Problem to solve:
The lines beneath this instruction, from the first through the one containing "(0,0) rectangle (627,698);", must be transcribed exactly; no other line belongs in the output.

Recorded data:
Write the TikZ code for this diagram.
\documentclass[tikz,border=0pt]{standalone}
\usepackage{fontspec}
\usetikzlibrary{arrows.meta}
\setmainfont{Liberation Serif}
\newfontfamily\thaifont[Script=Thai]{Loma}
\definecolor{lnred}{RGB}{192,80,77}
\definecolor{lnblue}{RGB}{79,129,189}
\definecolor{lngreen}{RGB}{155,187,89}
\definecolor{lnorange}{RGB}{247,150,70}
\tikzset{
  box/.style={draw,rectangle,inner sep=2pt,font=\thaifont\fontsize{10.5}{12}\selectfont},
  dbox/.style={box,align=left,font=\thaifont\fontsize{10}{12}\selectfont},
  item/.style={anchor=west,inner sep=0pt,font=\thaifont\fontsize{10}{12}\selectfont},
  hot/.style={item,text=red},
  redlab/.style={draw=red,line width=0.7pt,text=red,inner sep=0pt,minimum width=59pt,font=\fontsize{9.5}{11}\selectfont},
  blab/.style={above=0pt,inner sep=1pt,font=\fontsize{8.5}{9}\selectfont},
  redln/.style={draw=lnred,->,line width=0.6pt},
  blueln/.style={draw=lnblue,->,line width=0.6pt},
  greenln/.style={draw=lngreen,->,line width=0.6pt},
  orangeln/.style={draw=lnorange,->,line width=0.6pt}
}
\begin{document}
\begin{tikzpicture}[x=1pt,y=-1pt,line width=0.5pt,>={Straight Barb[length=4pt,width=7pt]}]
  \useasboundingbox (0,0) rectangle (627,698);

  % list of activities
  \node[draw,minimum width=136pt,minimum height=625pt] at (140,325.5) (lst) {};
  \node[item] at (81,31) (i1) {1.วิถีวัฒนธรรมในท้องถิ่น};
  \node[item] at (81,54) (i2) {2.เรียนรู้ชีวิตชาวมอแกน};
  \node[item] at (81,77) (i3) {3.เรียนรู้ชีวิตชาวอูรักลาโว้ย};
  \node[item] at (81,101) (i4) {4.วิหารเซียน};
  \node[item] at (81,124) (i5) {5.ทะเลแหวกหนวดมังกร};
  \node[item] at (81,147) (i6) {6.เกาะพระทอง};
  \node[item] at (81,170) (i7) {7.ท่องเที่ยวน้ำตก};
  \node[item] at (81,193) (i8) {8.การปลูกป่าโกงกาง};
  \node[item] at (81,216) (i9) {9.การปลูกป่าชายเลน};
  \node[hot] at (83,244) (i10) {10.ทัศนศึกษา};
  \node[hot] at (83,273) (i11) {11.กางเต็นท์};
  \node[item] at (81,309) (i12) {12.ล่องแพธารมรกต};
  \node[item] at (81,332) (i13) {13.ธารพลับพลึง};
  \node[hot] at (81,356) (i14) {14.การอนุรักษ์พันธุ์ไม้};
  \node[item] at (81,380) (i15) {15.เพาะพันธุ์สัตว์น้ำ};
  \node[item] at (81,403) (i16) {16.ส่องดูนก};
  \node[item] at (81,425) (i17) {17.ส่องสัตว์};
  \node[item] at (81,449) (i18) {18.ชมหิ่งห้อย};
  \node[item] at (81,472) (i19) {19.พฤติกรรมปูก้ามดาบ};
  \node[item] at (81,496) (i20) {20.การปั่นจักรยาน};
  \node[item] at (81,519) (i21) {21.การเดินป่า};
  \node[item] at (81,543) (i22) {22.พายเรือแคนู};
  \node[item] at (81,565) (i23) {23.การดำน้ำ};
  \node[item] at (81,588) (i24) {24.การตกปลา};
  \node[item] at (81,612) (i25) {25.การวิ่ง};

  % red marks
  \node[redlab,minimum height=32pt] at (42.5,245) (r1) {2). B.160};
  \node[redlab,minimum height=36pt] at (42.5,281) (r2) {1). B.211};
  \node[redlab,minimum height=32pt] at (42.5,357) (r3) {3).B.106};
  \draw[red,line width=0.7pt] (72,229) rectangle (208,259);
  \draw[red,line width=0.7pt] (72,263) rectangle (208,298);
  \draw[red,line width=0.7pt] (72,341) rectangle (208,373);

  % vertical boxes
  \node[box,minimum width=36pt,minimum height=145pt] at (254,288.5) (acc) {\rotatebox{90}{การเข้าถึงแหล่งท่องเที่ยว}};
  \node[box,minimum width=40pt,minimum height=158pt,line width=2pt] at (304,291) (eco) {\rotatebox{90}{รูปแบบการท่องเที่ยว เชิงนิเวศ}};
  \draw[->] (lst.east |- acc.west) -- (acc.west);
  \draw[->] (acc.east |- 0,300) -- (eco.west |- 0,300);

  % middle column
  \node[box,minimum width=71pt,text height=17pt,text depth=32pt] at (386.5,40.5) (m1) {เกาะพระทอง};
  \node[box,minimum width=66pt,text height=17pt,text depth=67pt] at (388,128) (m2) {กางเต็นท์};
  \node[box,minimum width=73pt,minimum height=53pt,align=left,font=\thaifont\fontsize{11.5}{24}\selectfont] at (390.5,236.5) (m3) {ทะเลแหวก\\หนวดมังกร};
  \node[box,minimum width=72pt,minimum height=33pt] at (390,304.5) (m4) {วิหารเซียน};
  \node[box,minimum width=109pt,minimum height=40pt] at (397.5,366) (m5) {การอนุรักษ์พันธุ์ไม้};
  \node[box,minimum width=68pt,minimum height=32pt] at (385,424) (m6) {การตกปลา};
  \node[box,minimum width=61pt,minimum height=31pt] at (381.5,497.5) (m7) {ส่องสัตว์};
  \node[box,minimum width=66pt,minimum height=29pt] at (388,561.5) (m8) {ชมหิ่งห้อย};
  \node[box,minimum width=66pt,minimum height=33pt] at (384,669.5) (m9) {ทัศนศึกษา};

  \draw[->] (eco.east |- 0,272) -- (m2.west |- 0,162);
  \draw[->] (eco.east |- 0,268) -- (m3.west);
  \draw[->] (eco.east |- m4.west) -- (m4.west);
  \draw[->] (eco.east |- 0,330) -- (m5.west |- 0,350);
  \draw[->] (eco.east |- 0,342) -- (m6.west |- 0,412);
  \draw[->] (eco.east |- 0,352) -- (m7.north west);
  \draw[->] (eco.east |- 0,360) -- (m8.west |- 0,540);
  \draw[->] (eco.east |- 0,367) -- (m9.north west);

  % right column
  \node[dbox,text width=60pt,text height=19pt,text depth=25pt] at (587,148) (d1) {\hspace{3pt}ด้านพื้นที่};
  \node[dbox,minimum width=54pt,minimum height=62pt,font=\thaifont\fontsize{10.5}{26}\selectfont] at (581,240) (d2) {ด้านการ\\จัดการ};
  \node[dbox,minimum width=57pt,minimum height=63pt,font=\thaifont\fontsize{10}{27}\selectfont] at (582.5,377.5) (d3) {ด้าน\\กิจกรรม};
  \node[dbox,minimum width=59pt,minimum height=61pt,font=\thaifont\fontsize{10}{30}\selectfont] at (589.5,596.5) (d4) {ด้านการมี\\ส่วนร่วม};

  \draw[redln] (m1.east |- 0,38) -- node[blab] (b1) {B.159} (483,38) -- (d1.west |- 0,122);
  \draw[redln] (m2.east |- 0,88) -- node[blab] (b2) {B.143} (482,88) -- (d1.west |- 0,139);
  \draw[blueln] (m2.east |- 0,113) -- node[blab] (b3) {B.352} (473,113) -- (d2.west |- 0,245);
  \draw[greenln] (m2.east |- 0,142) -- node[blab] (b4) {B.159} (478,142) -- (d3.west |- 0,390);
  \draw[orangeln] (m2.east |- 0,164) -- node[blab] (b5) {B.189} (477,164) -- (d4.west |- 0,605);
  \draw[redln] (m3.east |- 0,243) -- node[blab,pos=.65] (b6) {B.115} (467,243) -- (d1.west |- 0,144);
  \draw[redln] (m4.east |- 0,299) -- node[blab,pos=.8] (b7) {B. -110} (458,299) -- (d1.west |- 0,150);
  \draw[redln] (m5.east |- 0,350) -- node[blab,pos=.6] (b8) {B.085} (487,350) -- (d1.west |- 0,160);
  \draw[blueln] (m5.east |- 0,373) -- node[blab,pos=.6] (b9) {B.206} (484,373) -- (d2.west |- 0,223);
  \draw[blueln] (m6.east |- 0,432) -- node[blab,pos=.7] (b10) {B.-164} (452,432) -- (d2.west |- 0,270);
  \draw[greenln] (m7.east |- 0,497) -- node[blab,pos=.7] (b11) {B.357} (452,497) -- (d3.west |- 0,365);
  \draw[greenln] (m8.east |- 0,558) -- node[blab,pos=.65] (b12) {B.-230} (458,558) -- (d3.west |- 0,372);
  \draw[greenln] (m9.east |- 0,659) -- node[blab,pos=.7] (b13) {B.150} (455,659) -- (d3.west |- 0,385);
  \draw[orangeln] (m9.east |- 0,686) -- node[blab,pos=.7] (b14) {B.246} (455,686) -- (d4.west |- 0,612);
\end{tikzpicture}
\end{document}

Result below:
Write the TikZ code for this diagram.
\documentclass[tikz,border=0pt]{standalone}
\usepackage{fontspec}
\usetikzlibrary{arrows.meta}
\setmainfont{Liberation Serif}
\newfontfamily\thaifont[Script=Thai]{Loma}
\definecolor{lnred}{RGB}{192,80,77}
\definecolor{lnblue}{RGB}{79,129,189}
\definecolor{lngreen}{RGB}{155,187,89}
\definecolor{lnorange}{RGB}{247,150,70}
\tikzset{
  box/.style={draw,rectangle,inner sep=2pt,font=\thaifont\fontsize{10.5}{12}\selectfont},
  dbox/.style={box,align=left,font=\thaifont\fontsize{10}{12}\selectfont},
  item/.style={anchor=west,inner sep=0pt,font=\thaifont\fontsize{10}{12}\selectfont},
  hot/.style={item,text=red},
  redlab/.style={draw=red,line width=0.7pt,text=red,inner sep=0pt,minimum width=59pt,font=\fontsize{9.5}{11}\selectfont},
  blab/.style={above=0pt,inner sep=1pt,font=\fontsize{8.5}{9}\selectfont},
  redln/.style={draw=lnred,->,line width=0.6pt},
  blueln/.style={draw=lnblue,->,line width=0.6pt},
  greenln/.style={draw=lngreen,->,line width=0.6pt},
  orangeln/.style={draw=lnorange,->,line width=0.6pt}
}
\begin{document}
\begin{tikzpicture}[x=1pt,y=-1pt,line width=0.5pt,>={Straight Barb[length=4pt,width=7pt]}]
  \useasboundingbox (0,0) rectangle (627,698);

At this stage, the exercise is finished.